Copy the listing verbatim, excluding any images found in it.

Start Source data

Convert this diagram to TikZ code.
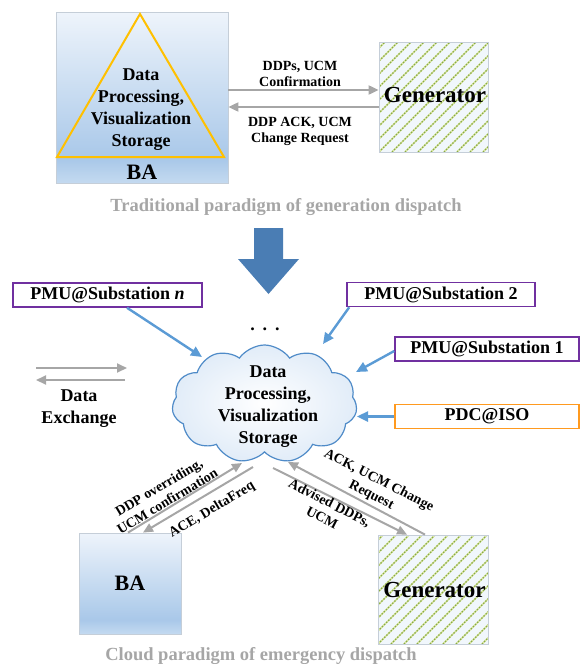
\documentclass[tikz,border=0pt]{standalone}
\usepackage{fontspec}
\setmainfont{Liberation Serif}
\usetikzlibrary{arrows.meta,shapes.symbols}

\definecolor{grayarrow}{HTML}{A6A6A6}
\definecolor{bluearrow}{HTML}{5B9BD5}
\definecolor{bigarrow}{HTML}{4A7DB4}
\definecolor{pmupurple}{HTML}{7030A0}
\definecolor{pdcorange}{HTML}{FF9A1F}
\definecolor{trigold}{HTML}{FFC000}
\definecolor{boxedge}{HTML}{C5CED8}
\definecolor{cloudedge}{HTML}{4F8BC8}
\definecolor{cloudout}{HTML}{E1ECF8}
\definecolor{captiongray}{HTML}{A6A6A6}
\definecolor{baA}{HTML}{EEF4FB}
\definecolor{baB}{HTML}{A9C8E9}
\definecolor{baC}{HTML}{C4DAF0}
\definecolor{genfill}{HTML}{F1F7FC}
\definecolor{stripebase}{HTML}{DDE7A2}
\definecolor{stripedot}{HTML}{86AA48}

% light-to-blue fill of the balancing authority boxes, a little lighter at the very bottom
\pgfdeclareverticalshading{baShade}{100bp}{color(0bp)=(baC); color(25bp)=(baC); color(32bp)=(baB); color(75bp)=(baA); color(100bp)=(baA)}

\tikzset{
  babox/.style={draw=boxedge, line width=0.8pt, shading=baShade, inner sep=0pt},
  genbox/.style={draw=boxedge, line width=0.8pt, fill=genfill, inner sep=0pt,
    path picture={
      \foreach \k in {-10,...,9}{
        \draw[stripebase, line width=1.6pt] ([xshift=\k*13pt]path picture bounding box.south west) -- ++(140pt,140pt);
        \draw[stripedot, line width=1.2pt, dash pattern=on 1.4pt off 1.6pt] ([xshift=\k*13pt]path picture bounding box.south west) -- ++(140pt,140pt);
      }
    }},
  grayarr/.style={draw=grayarrow, line width=2pt, -{Triangle[length=10pt,width=9pt]}},
  bluearr/.style={draw=bluearrow, line width=2.4pt, -{Triangle[length=11pt,width=10pt]}},
  lbl/.style={font=\bfseries\fontsize{14}{16.5}\selectfont, align=center, inner sep=0pt},
  bigtxt/.style={font=\bfseries\fontsize{18}{22}\selectfont, align=center, inner sep=0pt},
  pmubox/.style={draw=pmupurple, line width=1.5pt, minimum height=24pt, inner sep=0pt,
    font=\bfseries\fontsize{18}{22}\selectfont},
  pdcbox/.style={pmubox, draw=pdcorange},
  caption/.style={font=\bfseries\fontsize{18.5}{22}\selectfont, text=captiongray, inner sep=0pt}
}

\begin{document}
\begin{tikzpicture}[x=1pt,y=-1pt]
\useasboundingbox (0,0) rectangle (580,664);

% ---------- traditional paradigm ----------
\node[babox, minimum width=172pt, minimum height=171pt] (ba1) at (142,97.5) {};
\draw[trigold, line width=2pt] (140,14) -- (224,157) -- (57,157) -- cycle;
\node[bigtxt] (ba1txt) at (141,110) {Data\\Processing,\\Visualization\\Storage};
\node[font=\bfseries\fontsize{22}{24}\selectfont, inner sep=0pt] (ba1lbl) at (142,172.5) {BA};

\node[genbox, minimum width=109pt, minimum height=110pt] (gen1) at (433.5,97) {};
\node[font=\bfseries\fontsize{23}{26}\selectfont, inner sep=0pt] (gen1lbl) at (435,95) {Generator};

\draw[grayarr] (ba1.east |- 0,90) -- (gen1.west |- 0,90);
\draw[grayarr] (gen1.west |- 0,107) -- (ba1.east |- 0,107);
\node[lbl] (lblA) at (300,74) {DDPs, UCM\\Confirmation};
\node[lbl] (lblB) at (300,131.5) {DDP ACK, UCM\\Change Request};

\node[caption] (cap1) at (286,207) {Traditional paradigm of generation dispatch};

% ---------- transition arrow ----------
\fill[bigarrow] (254,228) -- (283,228) -- (283,259) -- (299,259) -- (268.5,294) -- (238,259) -- (254,259) -- cycle;

% ---------- cloud paradigm ----------
\node[cloud, cloud puffs=11, cloud puff arc=110, cloud ignores aspect,
      minimum width=185pt, minimum height=118pt, inner sep=0pt,
      draw=cloudedge, line width=1.2pt, inner color=white, outer color=cloudout] (cloud) at (264.5,404) {};
\node[bigtxt] (cloudtxt) at (268,406.5) {Data\\Processing,\\Visualization\\Storage};

\node[pmubox, minimum width=189pt] (pmun) at (107.5,295) {PMU@Substation \textit{n}};
\node[pmubox, minimum width=188pt] (pmu2) at (441,294.5) {PMU@Substation 2};
\node[pmubox, minimum width=184pt] (pmu1) at (487,349) {PMU@Substation 1};
\node[pdcbox, minimum width=184pt] (pdc) at (487,416.5) {PDC@ISO};

\node[font=\bfseries\fontsize{18}{22}\selectfont, inner sep=0pt, anchor=base] (dots) at (265,330) {.\hspace{8pt}.\hspace{8pt}.};

% points where the connectors meet the cloud
\coordinate (cN) at (202,357);
\coordinate (cTwo) at (323,344);
\coordinate (cOne) at (356,372);
\coordinate (cPDC) at (357,416.5);
\coordinate (cBAin) at (242,463);
\coordinate (cBAout) at (253,467);
\coordinate (cGenin) at (288,462);
\coordinate (cGenout) at (273,468);

\draw[bluearr] ([xshift=19.5pt]pmun.south) -- (cN);
\draw[bluearr] ([xshift=3pt]pmu2.south west) -- (cTwo);
\draw[bluearr] ([yshift=-2pt]pmu1.west) -- (cOne);
\draw[bluearr] (pdc.west) -- (cPDC);

% data exchange legend
\coordinate (dxL1) at (36,368);
\coordinate (dxR1) at (127,368);
\coordinate (dxR2) at (125,380);
\coordinate (dxL2) at (36,380);
\draw[grayarr] (dxL1) -- (dxR1);
\draw[grayarr] (dxR2) -- (dxL2);
\node[bigtxt] (dxtxt) at (79,408.5) {Data\\Exchange};

% balancing authority and generator below the cloud
\node[babox, minimum width=102pt, minimum height=101pt] (ba2) at (130,583.5) {};
\node[font=\bfseries\fontsize{22}{24}\selectfont, inner sep=0pt] (ba2lbl) at (130,583) {BA};
\node[genbox, minimum width=110pt, minimum height=109pt] (gen2) at (433,589.5) {};
\node[font=\bfseries\fontsize{23}{26}\selectfont, inner sep=0pt] (gen2lbl) at (434.5,590) {Generator};

\draw[grayarr] ([xshift=-2pt]ba2.north) -- (cBAin);
\draw[grayarr] (cBAout) -- ([xshift=13pt]ba2.north);
\draw[grayarr] ([xshift=-8pt]gen2.north) -- (cGenin);
\draw[grayarr] (cGenout) -- ([xshift=-26pt]gen2.north);

\node[lbl, rotate=31] (lblC) at (163,494) {DDP overriding,\\UCM confirmation};
\node[lbl, rotate=31] (lblD) at (212,510) {ACE, DeltaFreq};
\node[lbl, rotate=-27] (lblE) at (375,488) {ACK, UCM Change\\Request};
\node[lbl, rotate=-27] (lblF) at (326,510) {Advised DDPs,\\UCM};

\node[caption] (cap2) at (261,656) {Cloud paradigm of emergency dispatch};
\end{tikzpicture}
\end{document}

End Source data

Exercise answer
Convert this diagram to TikZ code.
\documentclass[tikz,border=0pt]{standalone}
\usepackage{fontspec}
\setmainfont{Liberation Serif}
\usetikzlibrary{arrows.meta,shapes.symbols}

\definecolor{grayarrow}{HTML}{A6A6A6}
\definecolor{bluearrow}{HTML}{5B9BD5}
\definecolor{bigarrow}{HTML}{4A7DB4}
\definecolor{pmupurple}{HTML}{7030A0}
\definecolor{pdcorange}{HTML}{FF9A1F}
\definecolor{trigold}{HTML}{FFC000}
\definecolor{boxedge}{HTML}{C5CED8}
\definecolor{cloudedge}{HTML}{4F8BC8}
\definecolor{cloudout}{HTML}{E1ECF8}
\definecolor{captiongray}{HTML}{A6A6A6}
\definecolor{baA}{HTML}{EEF4FB}
\definecolor{baB}{HTML}{A9C8E9}
\definecolor{baC}{HTML}{C4DAF0}
\definecolor{genfill}{HTML}{F1F7FC}
\definecolor{stripebase}{HTML}{DDE7A2}
\definecolor{stripedot}{HTML}{86AA48}

% light-to-blue fill of the balancing authority boxes, a little lighter at the very bottom
\pgfdeclareverticalshading{baShade}{100bp}{color(0bp)=(baC); color(25bp)=(baC); color(32bp)=(baB); color(75bp)=(baA); color(100bp)=(baA)}

\tikzset{
  babox/.style={draw=boxedge, line width=0.8pt, shading=baShade, inner sep=0pt},
  genbox/.style={draw=boxedge, line width=0.8pt, fill=genfill, inner sep=0pt,
    path picture={
      \foreach \k in {-10,...,9}{
        \draw[stripebase, line width=1.6pt] ([xshift=\k*13pt]path picture bounding box.south west) -- ++(140pt,140pt);
        \draw[stripedot, line width=1.2pt, dash pattern=on 1.4pt off 1.6pt] ([xshift=\k*13pt]path picture bounding box.south west) -- ++(140pt,140pt);
      }
    }},
  grayarr/.style={draw=grayarrow, line width=2pt, -{Triangle[length=10pt,width=9pt]}},
  bluearr/.style={draw=bluearrow, line width=2.4pt, -{Triangle[length=11pt,width=10pt]}},
  lbl/.style={font=\bfseries\fontsize{14}{16.5}\selectfont, align=center, inner sep=0pt},
  bigtxt/.style={font=\bfseries\fontsize{18}{22}\selectfont, align=center, inner sep=0pt},
  pmubox/.style={draw=pmupurple, line width=1.5pt, minimum height=24pt, inner sep=0pt,
    font=\bfseries\fontsize{18}{22}\selectfont},
  pdcbox/.style={pmubox, draw=pdcorange},
  caption/.style={font=\bfseries\fontsize{18.5}{22}\selectfont, text=captiongray, inner sep=0pt}
}

\begin{document}
\begin{tikzpicture}[x=1pt,y=-1pt]
\useasboundingbox (0,0) rectangle (580,664);

% ---------- traditional paradigm ----------
\node[babox, minimum width=172pt, minimum height=171pt] (ba1) at (142,97.5) {};
\draw[trigold, line width=2pt] (140,14) -- (224,157) -- (57,157) -- cycle;
\node[bigtxt] (ba1txt) at (141,110) {Data\\Processing,\\Visualization\\Storage};
\node[font=\bfseries\fontsize{22}{24}\selectfont, inner sep=0pt] (ba1lbl) at (142,172.5) {BA};

\node[genbox, minimum width=109pt, minimum height=110pt] (gen1) at (433.5,97) {};
\node[font=\bfseries\fontsize{23}{26}\selectfont, inner sep=0pt] (gen1lbl) at (435,95) {Generator};

\draw[grayarr] (ba1.east |- 0,90) -- (gen1.west |- 0,90);
\draw[grayarr] (gen1.west |- 0,107) -- (ba1.east |- 0,107);
\node[lbl] (lblA) at (300,74) {DDPs, UCM\\Confirmation};
\node[lbl] (lblB) at (300,131.5) {DDP ACK, UCM\\Change Request};

\node[caption] (cap1) at (286,207) {Traditional paradigm of generation dispatch};

% ---------- transition arrow ----------
\fill[bigarrow] (254,228) -- (283,228) -- (283,259) -- (299,259) -- (268.5,294) -- (238,259) -- (254,259) -- cycle;

% ---------- cloud paradigm ----------
\node[cloud, cloud puffs=11, cloud puff arc=110, cloud ignores aspect,
      minimum width=185pt, minimum height=118pt, inner sep=0pt,
      draw=cloudedge, line width=1.2pt, inner color=white, outer color=cloudout] (cloud) at (264.5,404) {};
\node[bigtxt] (cloudtxt) at (268,406.5) {Data\\Processing,\\Visualization\\Storage};

\node[pmubox, minimum width=189pt] (pmun) at (107.5,295) {PMU@Substation \textit{n}};
\node[pmubox, minimum width=188pt] (pmu2) at (441,294.5) {PMU@Substation 2};
\node[pmubox, minimum width=184pt] (pmu1) at (487,349) {PMU@Substation 1};
\node[pdcbox, minimum width=184pt] (pdc) at (487,416.5) {PDC@ISO};

\node[font=\bfseries\fontsize{18}{22}\selectfont, inner sep=0pt, anchor=base] (dots) at (265,330) {.\hspace{8pt}.\hspace{8pt}.};

% points where the connectors meet the cloud
\coordinate (cN) at (202,357);
\coordinate (cTwo) at (323,344);
\coordinate (cOne) at (356,372);
\coordinate (cPDC) at (357,416.5);
\coordinate (cBAin) at (242,463);
\coordinate (cBAout) at (253,467);
\coordinate (cGenin) at (288,462);
\coordinate (cGenout) at (273,468);

\draw[bluearr] ([xshift=19.5pt]pmun.south) -- (cN);
\draw[bluearr] ([xshift=3pt]pmu2.south west) -- (cTwo);
\draw[bluearr] ([yshift=-2pt]pmu1.west) -- (cOne);
\draw[bluearr] (pdc.west) -- (cPDC);

% data exchange legend
\coordinate (dxL1) at (36,368);
\coordinate (dxR1) at (127,368);
\coordinate (dxR2) at (125,380);
\coordinate (dxL2) at (36,380);
\draw[grayarr] (dxL1) -- (dxR1);
\draw[grayarr] (dxR2) -- (dxL2);
\node[bigtxt] (dxtxt) at (79,408.5) {Data\\Exchange};

% balancing authority and generator below the cloud
\node[babox, minimum width=102pt, minimum height=101pt] (ba2) at (130,583.5) {};
\node[font=\bfseries\fontsize{22}{24}\selectfont, inner sep=0pt] (ba2lbl) at (130,583) {BA};
\node[genbox, minimum width=110pt, minimum height=109pt] (gen2) at (433,589.5) {};
\node[font=\bfseries\fontsize{23}{26}\selectfont, inner sep=0pt] (gen2lbl) at (434.5,590) {Generator};

\draw[grayarr] ([xshift=-2pt]ba2.north) -- (cBAin);
\draw[grayarr] (cBAout) -- ([xshift=13pt]ba2.north);
\draw[grayarr] ([xshift=-8pt]gen2.north) -- (cGenin);
\draw[grayarr] (cGenout) -- ([xshift=-26pt]gen2.north);

\node[lbl, rotate=31] (lblC) at (163,494) {DDP overriding,\\UCM confirmation};
\node[lbl, rotate=31] (lblD) at (212,510) {ACE, DeltaFreq};
\node[lbl, rotate=-27] (lblE) at (375,488) {ACK, UCM Change\\Request};
\node[lbl, rotate=-27] (lblF) at (326,510) {Advised DDPs,\\UCM};

\node[caption] (cap2) at (261,656) {Cloud paradigm of emergency dispatch};
\end{tikzpicture}
\end{document}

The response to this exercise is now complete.